For a binary variable, the mean is also the probability that the outcome equals 1. Therefore, the mean of high_growth can be interpreted as the share of country-year observations with GDP growth of at least 3 percent.

3.5 Histogram of Original Target Variable

ggplot(classification_data, aes(x = high_growth)) +
  geom_histogram(
    binwidth = 0.5,
    boundary = -0.25,
    fill = "#5f6f9f",
    color = "white"
  ) +
  scale_x_continuous(
    breaks = c(0, 1),
    labels = c("0 = Low/moderate", "1 = High")
  ) +
  labs(
    title = "Distribution of High-Growth Target",
    x = "High-growth classification target",
    y = "Number of country-year observations"
  )

The target variable is binary, so it is not normally distributed. The histogram has mass only at 0 and 1. This is expected for a classification outcome.

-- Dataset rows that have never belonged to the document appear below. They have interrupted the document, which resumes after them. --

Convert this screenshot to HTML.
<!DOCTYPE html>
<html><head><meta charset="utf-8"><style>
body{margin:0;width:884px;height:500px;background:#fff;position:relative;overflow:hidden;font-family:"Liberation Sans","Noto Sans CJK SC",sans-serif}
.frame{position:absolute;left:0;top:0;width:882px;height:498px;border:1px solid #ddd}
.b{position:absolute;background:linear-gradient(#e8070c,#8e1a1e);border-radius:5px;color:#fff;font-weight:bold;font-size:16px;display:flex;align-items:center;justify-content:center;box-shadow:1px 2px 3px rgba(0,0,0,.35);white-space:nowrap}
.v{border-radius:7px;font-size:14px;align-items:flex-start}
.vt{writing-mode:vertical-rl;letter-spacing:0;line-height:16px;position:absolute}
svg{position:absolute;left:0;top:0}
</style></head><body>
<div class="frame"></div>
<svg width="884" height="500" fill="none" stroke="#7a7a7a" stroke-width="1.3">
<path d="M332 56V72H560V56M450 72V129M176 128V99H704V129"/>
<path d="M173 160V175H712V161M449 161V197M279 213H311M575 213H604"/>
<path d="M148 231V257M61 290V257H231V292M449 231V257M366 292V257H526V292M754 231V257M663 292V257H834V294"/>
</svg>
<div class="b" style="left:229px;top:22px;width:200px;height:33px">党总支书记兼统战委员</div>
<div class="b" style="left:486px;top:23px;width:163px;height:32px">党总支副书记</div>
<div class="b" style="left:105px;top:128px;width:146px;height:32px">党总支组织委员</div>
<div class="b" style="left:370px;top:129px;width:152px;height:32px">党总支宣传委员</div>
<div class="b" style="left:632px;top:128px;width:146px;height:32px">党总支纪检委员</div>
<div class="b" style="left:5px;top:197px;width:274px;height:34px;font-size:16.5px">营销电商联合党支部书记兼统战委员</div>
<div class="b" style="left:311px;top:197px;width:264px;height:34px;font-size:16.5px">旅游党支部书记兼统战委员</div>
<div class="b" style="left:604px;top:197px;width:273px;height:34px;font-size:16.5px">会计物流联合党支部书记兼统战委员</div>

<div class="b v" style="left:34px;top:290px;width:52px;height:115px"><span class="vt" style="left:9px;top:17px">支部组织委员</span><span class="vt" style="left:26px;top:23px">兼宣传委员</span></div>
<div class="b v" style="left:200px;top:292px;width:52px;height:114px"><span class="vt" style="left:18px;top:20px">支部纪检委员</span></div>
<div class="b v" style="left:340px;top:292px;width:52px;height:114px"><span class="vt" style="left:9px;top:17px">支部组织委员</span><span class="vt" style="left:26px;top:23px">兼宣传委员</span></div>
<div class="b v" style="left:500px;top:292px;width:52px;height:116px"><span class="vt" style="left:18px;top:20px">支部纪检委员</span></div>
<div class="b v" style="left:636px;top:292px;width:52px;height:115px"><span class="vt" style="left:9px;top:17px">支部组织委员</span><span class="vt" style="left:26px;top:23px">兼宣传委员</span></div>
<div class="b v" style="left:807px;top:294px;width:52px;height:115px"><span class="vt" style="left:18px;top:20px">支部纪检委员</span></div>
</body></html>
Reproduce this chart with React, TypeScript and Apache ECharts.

3.6 Histogram of Log-Transformed Target Variable

ggplot(classification_data, aes(x = log_high_growth)) +
  geom_histogram(
    binwidth = 0.25,
    boundary = -0.125,
    fill = "#8a6b35",
    color = "white"
  ) +
  scale_x_continuous(
    breaks = c(0, log(2)),
    labels = c("log(1 + 0)", "log(1 + 1)")
  ) +
  labs(
    title = "Distribution of Log-Transformed High-Growth Target",
    x = "log(1 + high_growth)",
    y = "Number of country-year observations"
  )

The log transformation does not make the binary target continuous or normal. It only moves the value 1 to log(2) while the value 0 remains 0. Because this is a classification problem, the most appropriate theoretical distribution is a Bernoulli distribution, not a normal, log-normal, or exponential distribution. If the analysis were instead focused on the continuous variable gdp_growth, a normal distribution might be considered as a rough approximation, but the binary target itself is best modeled as Bernoulli.

4 Conclusion

Both datasets satisfy the assignment requirements because each contains more than 500 observations and more than 5 variables including the target variable. The first dataset supports a regression analysis of life expectancy, while the second dataset supports a classification analysis of high-growth country-years. The probability analysis shows that life expectancy is approximately normal with mild skewness, while the high-growth target is binary and should be treated as Bernoulli.